Demographic shifts are clearly behind the trouble in Beit Shemesh. Secular facilities there, like the School for Languages and Cultures, are languishing — the school was built for 450 students but enrolled only 185 this year — while Haredi classes meet in trailers and rented apartments. In Beit Shemesh and elsewhere, secular, mainstream Israelis are awaking to find they’re no longer the mainstream.

Haredi families say they only want to be left alone to live by their own rules in their own neighborhoods. But as their numbers grow, those rules become the norm in more and more neighborhoods, putting secular Jews on the defensive.

The dispute in Petah Tikva reflects a different problem, at least superficially. Integration of Ethiopian immigrants, always a challenge due to cultural and racial differences, has become far more complicated in recent years. The current wave of Ethiopian newcomers consists almost entirely of Falash Mura, descendants of Jews converted to Christianity in the past century who now want to return to Judaism. Unlike the earlier immigrants, this group comes with little or no grasp of Jewish culture and tradition. Because of their history, the new arrivals are required to undergo an expedited conversion to Judaism as a condition of their airlift and welcome. As part of the process, the Israeli Chief Rabbinate requires the children to attend Orthodox schools for at least two years.

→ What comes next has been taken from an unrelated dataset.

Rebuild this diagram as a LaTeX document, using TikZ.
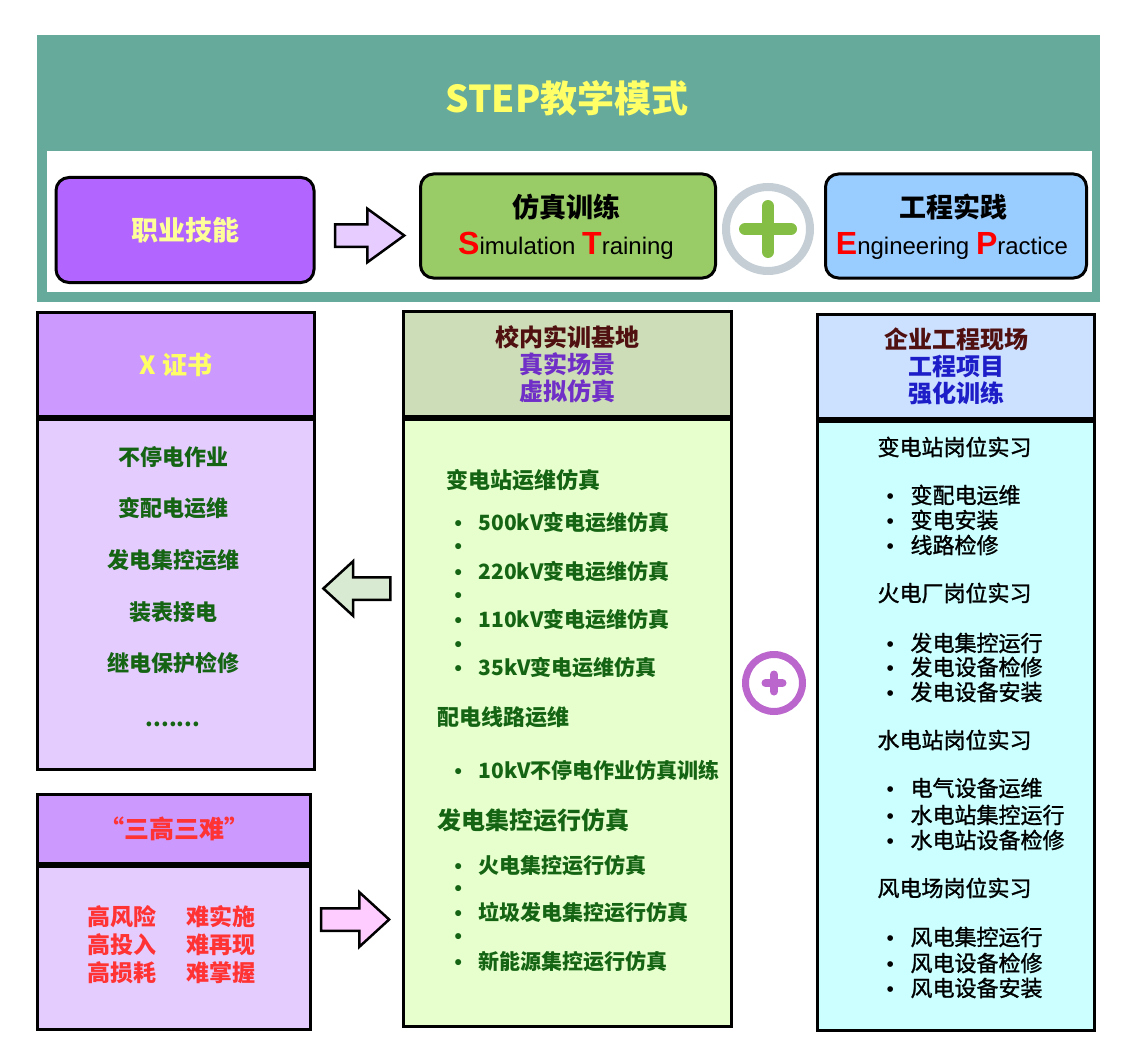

School officials in Petah Tikva and elsewhere say that while immigrant children entering first grade acclimate quickly, those entering in higher grades face daunting challenges. Most know little or no Hebrew, and many are illiterate. Parachuted into advanced Talmud and rabbinic philosophy classes, most fall quickly behind. The problem is particularly acute in private Orthodox schools like those in Petah Tikva, which were created by highly observant families seeking accelerated religious studies. Enrolling the newest immigrants is unfair to immigrants and schools alike, administrators say. In several cases older immigrant children were placed in special classes, but parents and government officials have rejected those as a form of segregation.

Whatever the challenges, Education Ministry officials charge that the recalcitrant schools have balked repeatedly in the past on various pretexts. The real reason, the officials say, is simple racism.

Disputes in Arab schools are different in nature, mainly because neither side even pretends to seek a melding of values and identities. The question those schools pose to the society is how to imagine coexistence without integration.

For all their differences, though, the September brush fires are all reflections of a single, stark crisis: The Jewish state is inexorably turning into something its founders never intended, something that may not even be sustainable, and nobody has a clue what to do about it.